Bus Stop Classics Obscurity:  Capitol Transit Buses and Their Three Panel Destination Sign

Unlike Europe and Asia, most buses in North America have used one large, rectangular sign located in front above the windshield, to show the bus’s route and/or destination.  But that wasn’t always the case, as we see in this unique three-pane destination sign used by Capitol Transit (CT) of Washington DC.

Unrolled Destination Sign


CT was one of several municipalities that were loyal to White Motors Corporation, and had a mostly White fleet – here an early 798 model.  The left smaller rectangle identified the route number (X2, 30S, 30N, etc.), the center pane provided the destination, and the right square listed whether the bus was a Local, Limited, or Express. 

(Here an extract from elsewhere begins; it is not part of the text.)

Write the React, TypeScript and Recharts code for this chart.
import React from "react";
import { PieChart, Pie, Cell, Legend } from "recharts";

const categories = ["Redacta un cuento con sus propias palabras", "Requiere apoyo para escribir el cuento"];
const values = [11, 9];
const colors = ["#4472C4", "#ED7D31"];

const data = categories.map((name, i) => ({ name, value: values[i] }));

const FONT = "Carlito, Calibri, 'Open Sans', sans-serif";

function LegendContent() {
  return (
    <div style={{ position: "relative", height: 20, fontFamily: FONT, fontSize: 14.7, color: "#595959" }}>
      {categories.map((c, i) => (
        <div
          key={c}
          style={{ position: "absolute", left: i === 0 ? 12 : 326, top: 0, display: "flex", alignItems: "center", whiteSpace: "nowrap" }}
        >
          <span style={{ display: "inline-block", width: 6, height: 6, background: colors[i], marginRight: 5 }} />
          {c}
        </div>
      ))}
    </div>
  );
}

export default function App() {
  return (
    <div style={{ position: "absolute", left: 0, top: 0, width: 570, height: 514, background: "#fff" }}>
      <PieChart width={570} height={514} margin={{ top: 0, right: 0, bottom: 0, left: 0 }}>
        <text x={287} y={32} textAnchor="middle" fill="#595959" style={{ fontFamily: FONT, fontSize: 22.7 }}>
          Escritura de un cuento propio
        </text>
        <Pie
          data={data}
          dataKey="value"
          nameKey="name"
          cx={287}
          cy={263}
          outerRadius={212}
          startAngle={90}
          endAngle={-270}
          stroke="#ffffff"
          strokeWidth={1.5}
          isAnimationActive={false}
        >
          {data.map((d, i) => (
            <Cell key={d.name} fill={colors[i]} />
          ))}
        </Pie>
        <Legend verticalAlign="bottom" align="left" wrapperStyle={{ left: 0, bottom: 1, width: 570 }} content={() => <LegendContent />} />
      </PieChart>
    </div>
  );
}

There were also two curbside signs above the first set of windows that showed destination and Local/Limited/Express.  These were all rotating hand-cranked signs, which meant the driver must have been pretty busy at turnarounds.

In the late 1940’s, CT purchased White’s updated 1100-series model – White’s last coach before pulling the plug on its transit bus line.  In fact, White’s last bus produced was a 50-passenger Cummins-powered 1150 for CT, delivered in October 1953. 

Today’s digital electronic signs can pretty much be configured in any way the company/operator desires – Metrobus (CT’s successor) shows the route number and destination on its current fleet.